Advertisement: We deliver utlrafast Internet to your door and you can reach our 250GB cap faster than using our competitor service! What strikes me is a ISPs do not participate in modernization in communication technologies to allow us to see/hear better quality everything we get. Internet I have right now and 9 years ago is almost the same speed. We may find the answer if we look in lobbying efforts cable companies do to convince congress to limit competition in their area, they are on top 10 biggest lobbyist list.

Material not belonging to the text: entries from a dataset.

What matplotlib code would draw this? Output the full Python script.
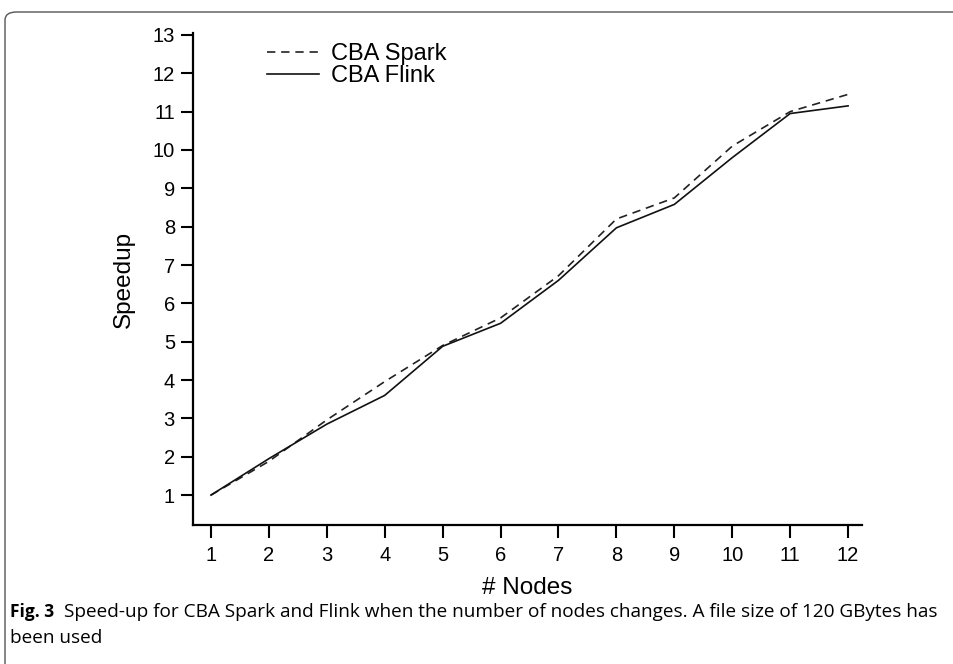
import matplotlib
matplotlib.use('Agg')
import matplotlib.pyplot as plt
from matplotlib.patches import FancyBboxPatch

nodes = [1, 2, 3, 4, 5, 6, 7, 8, 9, 10, 11, 12]
spark = [1.0, 1.88, 2.96, 3.96, 4.9, 5.62, 6.72, 8.2, 8.75, 10.1, 11.0, 11.45]
flink = [1.0, 1.95, 2.85, 3.6, 4.88, 5.48, 6.6, 7.97, 8.58, 9.8, 10.95, 11.15]

caption_head = 'Fig. 3'
caption_body = ('Speed-up for CBA Spark and Flink when the number of nodes changes. '
                'A file size of 120 GBytes has')
caption_tail = 'been used'

plt.rcParams['font.family'] = ['Liberation Sans', 'DejaVu Sans']

W, H = 954, 664
fig = plt.figure(figsize=(W / 100, H / 100), dpi=100)
ax = fig.add_axes([193 / W, 1 - 525 / H, 669 / W, 492 / H])

ax.plot(nodes, spark, color='#222222', lw=1.2, ls=(0, (5, 3.5)), label='CBA Spark')
ax.plot(nodes, flink, color='#111111', lw=1.2, label='CBA Flink')

ax.set_xlim(0.69, 12.24)
ax.set_ylim(0.22, 13.05)
ax.set_xticks(nodes)
ax.set_yticks(range(1, 14))
ax.tick_params(direction='out', length=9, width=1.5, labelsize=14.5, pad=4)
ax.tick_params(axis='x', pad=6)
for side in ['top', 'right']:
    ax.spines[side].set_visible(False)
for side in ['left', 'bottom']:
    ax.spines[side].set_linewidth(1.6)

ax.set_xlabel('# Nodes', fontsize=17.5, labelpad=9)
ax.set_ylabel('Speedup', fontsize=17.5, labelpad=13)

ax.legend(loc='upper left', bbox_to_anchor=(0.097, 0.998), frameon=False,
          fontsize=17, handlelength=2.2, handletextpad=0.5, labelspacing=0.0,
          borderaxespad=0)

# rounded frame around the figure and its caption
frame = FancyBboxPatch((5 / W, -0.05), 1.1, 1.0 - 12 / H + 0.05,
                       boxstyle='round,pad=0,rounding_size=0.012',
                       transform=fig.transFigure, fill=False,
                       edgecolor='#555555', lw=1.0)
fig.patches.append(frame)

# caption: bold head, then the body sized to run to the right margin
cap = dict(family=['Open Sans', 'DejaVu Sans'], va='baseline')
renderer = fig.canvas.get_renderer()
head = fig.text(10 / W, 1 - 617 / H, caption_head, fontweight='bold',
                fontsize=12.5, **cap)
x0 = head.get_window_extent(renderer).x1 + 10
body = fig.text(x0 / W, 1 - 617 / H, caption_body, fontsize=12.5, **cap)
w = body.get_window_extent(renderer).width
size = 12.5 * (943 - x0) / w
body.set_fontsize(size)
fig.text(10 / W, 1 - 643 / H, caption_tail, fontsize=size, **cap)

fig.savefig('out.png', dpi=100)
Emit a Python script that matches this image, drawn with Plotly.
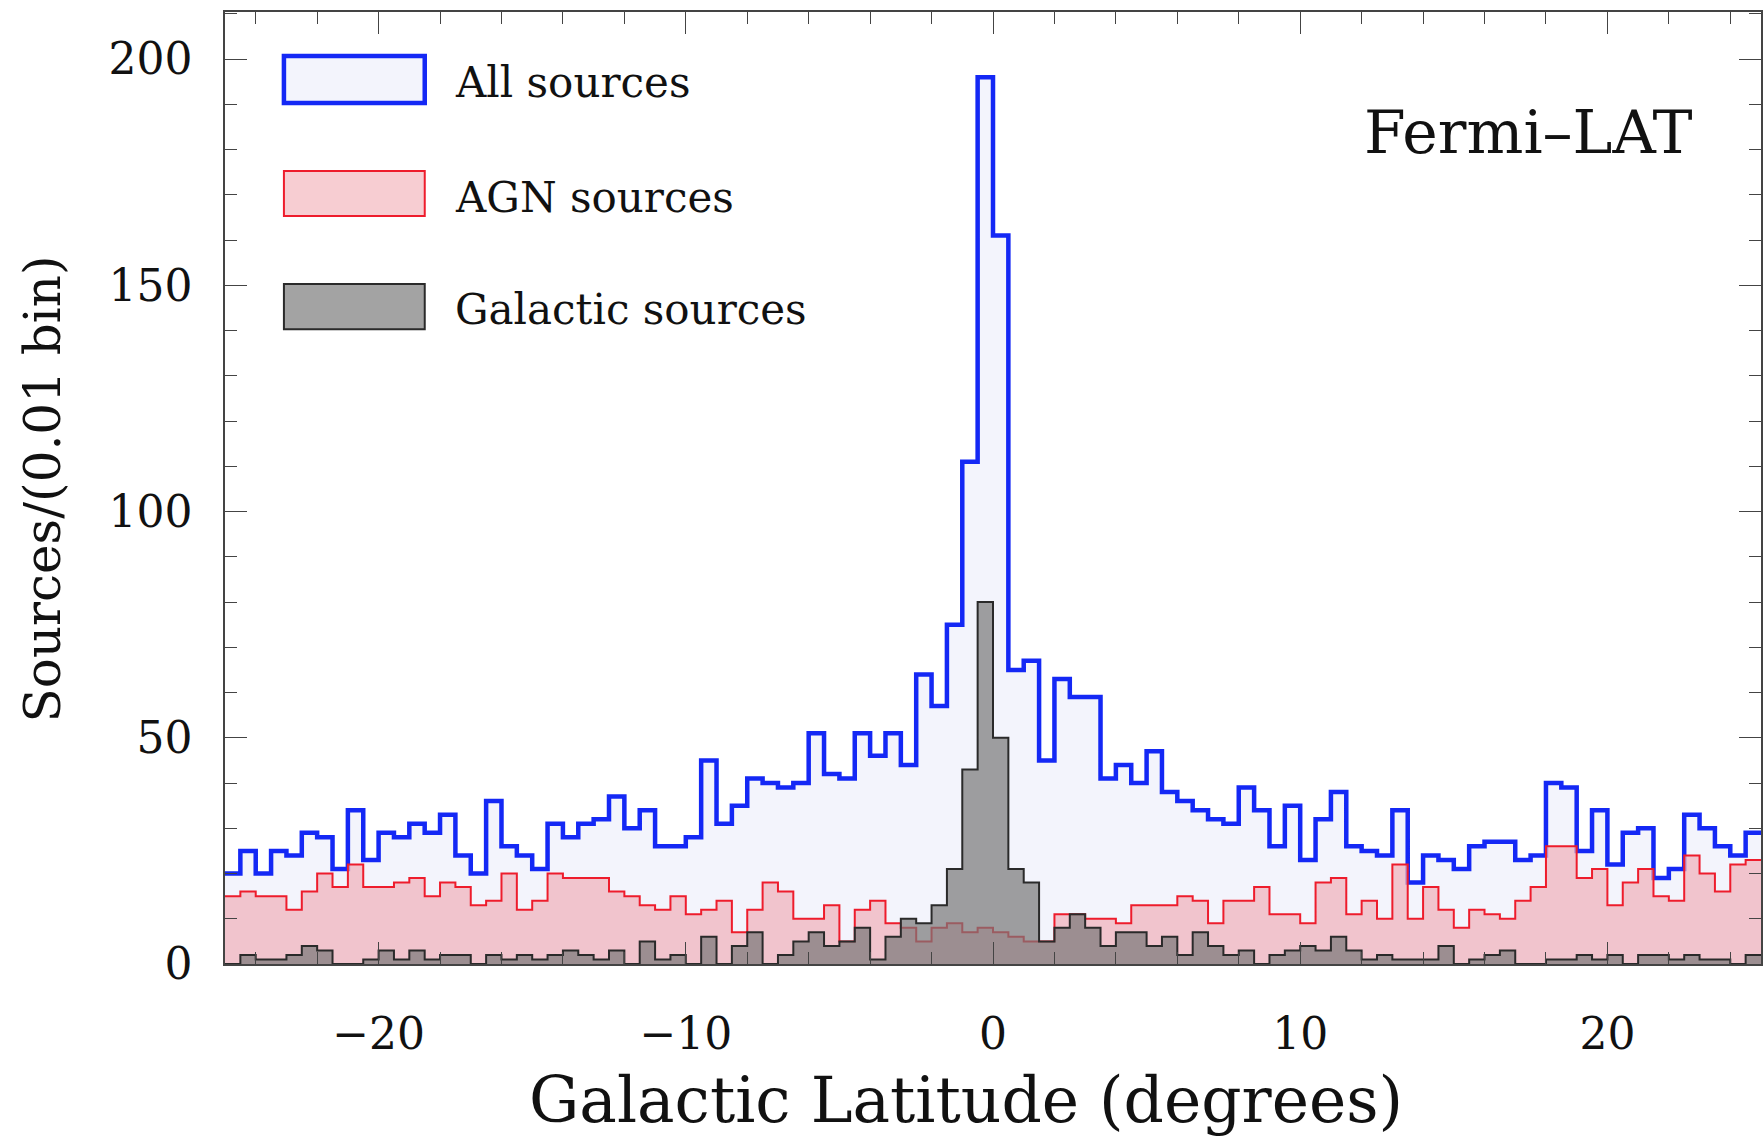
import numpy as np
import plotly.graph_objects as go

# Histogram bins: 0.5 degree wide from -25 to 25 (100 bins)
bin_edges = np.arange(-25.0, 25.0001, 0.5)

all_sources = [
    20, 25, 20, 25, 24, 29, 28, 21, 34, 23, 29, 28, 31, 29, 33, 24, 20, 36,
    26, 24, 21, 31, 28, 31, 32, 37, 30, 34, 26, 26, 28, 45, 31, 35,
    41, 40, 39, 40, 51, 42, 41, 51, 46, 51, 44, 64, 57,
    75, 111, 196, 161,
    65, 67, 45, 63, 59, 59, 41, 44, 40, 47, 38, 36, 34, 32, 31, 39, 34,
    26, 35, 23, 32, 38, 26, 25, 24, 34, 18, 24, 23, 21, 26, 27, 27, 23,
    24, 40, 39, 25, 34, 22, 29, 30, 19, 21, 33, 30, 26, 24, 29,
]

agn_sources = [
    15, 16, 15, 15, 12, 16, 20, 17, 22, 17, 17, 18, 19, 15, 18, 17, 13, 14,
    20, 12, 14, 20, 19, 19, 19, 16, 15, 13, 12, 15, 11, 12, 14, 7,
    12, 18, 16, 10, 10, 13, 5, 12, 14, 9, 8, 5, 8, 9, 7, 8, 7,
    6, 5, 5, 11, 11, 10, 10, 9, 13, 13, 13, 15, 14, 9, 14, 14, 17,
    11, 11, 9, 18, 19, 11, 14, 10, 22, 10, 17, 12, 8, 12, 11, 10, 14,
    17, 26, 26, 19, 21, 13, 18, 21, 15, 14, 24, 20, 16, 22, 23,
]

galactic_sources = [
    0, 2, 1, 1, 2, 4, 3, 0, 0, 1, 3, 1, 3, 1, 2, 2, 0, 2,
    1, 2, 1, 2, 3, 2, 1, 3, 0, 5, 1, 2, 0, 6, 0, 4,
    7, 0, 2, 5, 7, 4, 5, 8, 1, 6, 10, 9, 13, 21, 43, 80, 50,
    21, 18, 5, 8, 11, 8, 4, 7, 7, 4, 6, 2, 7, 4, 2, 3, 0,
    2, 3, 4, 3, 6, 3, 1, 2, 1, 1, 1, 4, 0, 1, 2, 3, 0,
    0, 1, 1, 2, 1, 2, 0, 2, 2, 1, 2, 1, 1, 0, 2,
]

series_names = ["All sources", "AGN sources", "Galactic sources"]
x_ticks = [-20, -10, 0, 10, 20]
y_ticks = [0, 50, 100, 150, 200]

BLUE = "#1428f5"
BLUE_FILL = "#f3f4fc"
RED = "#ee1c2c"
RED_FILL = "rgba(240,175,185,0.7)"
GRAY_LINE = "#2a2a2a"
GRAY_FILL = "rgba(120,120,120,0.7)"
FONT = "DejaVu Serif"


def step_y(vals):
    return list(vals) + [vals[-1]]


fig = go.Figure()
fig.add_trace(go.Scatter(
    x=bin_edges, y=step_y(all_sources), mode="lines", name=series_names[0],
    line=dict(shape="hv", color=BLUE, width=4.5),
    fill="tozeroy", fillcolor=BLUE_FILL, showlegend=False))
fig.add_trace(go.Scatter(
    x=bin_edges, y=step_y(agn_sources), mode="lines", name=series_names[1],
    line=dict(shape="hv", color=RED, width=2),
    fill="tozeroy", fillcolor=RED_FILL, showlegend=False))
fig.add_trace(go.Scatter(
    x=bin_edges, y=step_y(galactic_sources), mode="lines", name=series_names[2],
    line=dict(shape="hv", color=GRAY_LINE, width=2),
    fill="tozeroy", fillcolor=GRAY_FILL, showlegend=False))

PH = 951.6  # plot height in px
PW = 1538.0


def px_y(y):
    return 1 - (y - 12) / PH


def px_x(x):
    return (x - 225) / PW


shapes = []
annotations = []
legend_rows = [
    (56, 103, BLUE, BLUE_FILL, 4.5, 82),
    (171, 216, RED, "rgb(247,205,210)", 2, 197),
    (284, 329, GRAY_LINE, "rgb(163,163,163)", 2, 309),
]
for name, (top, bot, lc, fc, lw, ty) in zip(series_names, legend_rows):
    shapes.append(dict(type="rect", xref="paper", yref="paper",
                       x0=px_x(284), x1=px_x(425), y0=px_y(bot), y1=px_y(top),
                       line=dict(color=lc, width=lw), fillcolor=fc, layer="above"))
    annotations.append(dict(text=name, xref="paper", yref="paper",
                            x=px_x(453), y=px_y(ty), xanchor="left", yanchor="middle",
                            showarrow=False, font=dict(family=FONT, size=42, color="#111")))

annotations.append(dict(text="Fermi–LAT", xref="paper", yref="paper",
                        x=px_x(1530), y=px_y(132), xanchor="center", yanchor="middle",
                        showarrow=False, font=dict(family=FONT, size=60, color="#111")))
annotations.append(dict(text="Galactic Latitude (degrees)", xref="paper", yref="paper",
                        x=px_x(967), y=px_y(1100), xanchor="center", yanchor="middle",
                        showarrow=False, font=dict(family=FONT, size=63, color="#111")))
annotations.append(dict(text="Sources/(0.01 bin)", xref="paper", yref="paper",
                        x=px_x(43), y=px_y(489), xanchor="center", yanchor="middle",
                        textangle=-90, showarrow=False,
                        font=dict(family=FONT, size=50, color="#111")))

axis_common = dict(showline=True, linecolor="#444", linewidth=1.5, mirror="ticks",
                   ticks="inside", ticklen=22, tickwidth=1.3, tickcolor="#444",
                   showgrid=False, zeroline=False,
                   tickfont=dict(family=FONT, size=44, color="#111"))

fig.update_layout(
    width=1763, height=1141,
    margin=dict(l=225, r=0, t=12, b=177),
    paper_bgcolor="white", plot_bgcolor="white",
    shapes=shapes, annotations=annotations,
    xaxis=dict(range=[-25, 25], tickvals=x_ticks, ticklabelstandoff=30,
               minor=dict(dtick=2, tick0=0, ticks="inside", ticklen=12,
                          tickwidth=1.2, tickcolor="#444"),
               **axis_common),
    yaxis=dict(range=[0, 210.4], tickvals=y_ticks, ticklabelstandoff=22,
               minor=dict(dtick=10, tick0=0, ticks="inside", ticklen=12,
                          tickwidth=1.2, tickcolor="#444"),
               **axis_common),
)

fig.write_html("out.html")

Last week my Netflix service slowed to unusable. It took almost twenty minutes to cache enough to start streaming. Then still stopped multiple times for 2-3 minutes to cache. Previously Netflix showed "High Bandwidth" now I get a screen that says " Internet speed too slow to begin movie please wait" while we trickle your movie to you. It is obvious they are trying to get people to use their video service. You can bet they won't block that! I've issued a request to unblock me, if not bye.
AT&T Broadband Internet Service was bought out by Comcast. AT&T's shareholders couldn't stand how much the cable systems bleed money. They got out while the getting was good. Plus, you'll find that AT&T's U-verse doesn't have a cap because it doesn't need one. Reaching 250GB/month at their speeds is mathematically impossible. Boy, have we gotten spoiled or what? Just a few years ago we were paying $20-$25/month for dial-up. Also, I welcome the throttling of p2p and bit-torrent. high bandwidth usage 24/7 is unreasonable, given the fact that users share a fiber node's bandwidth, and it causes slower speeds for others. If you come anywhere near 250GB/month you shouldn't expect to pay only for common residential service levels.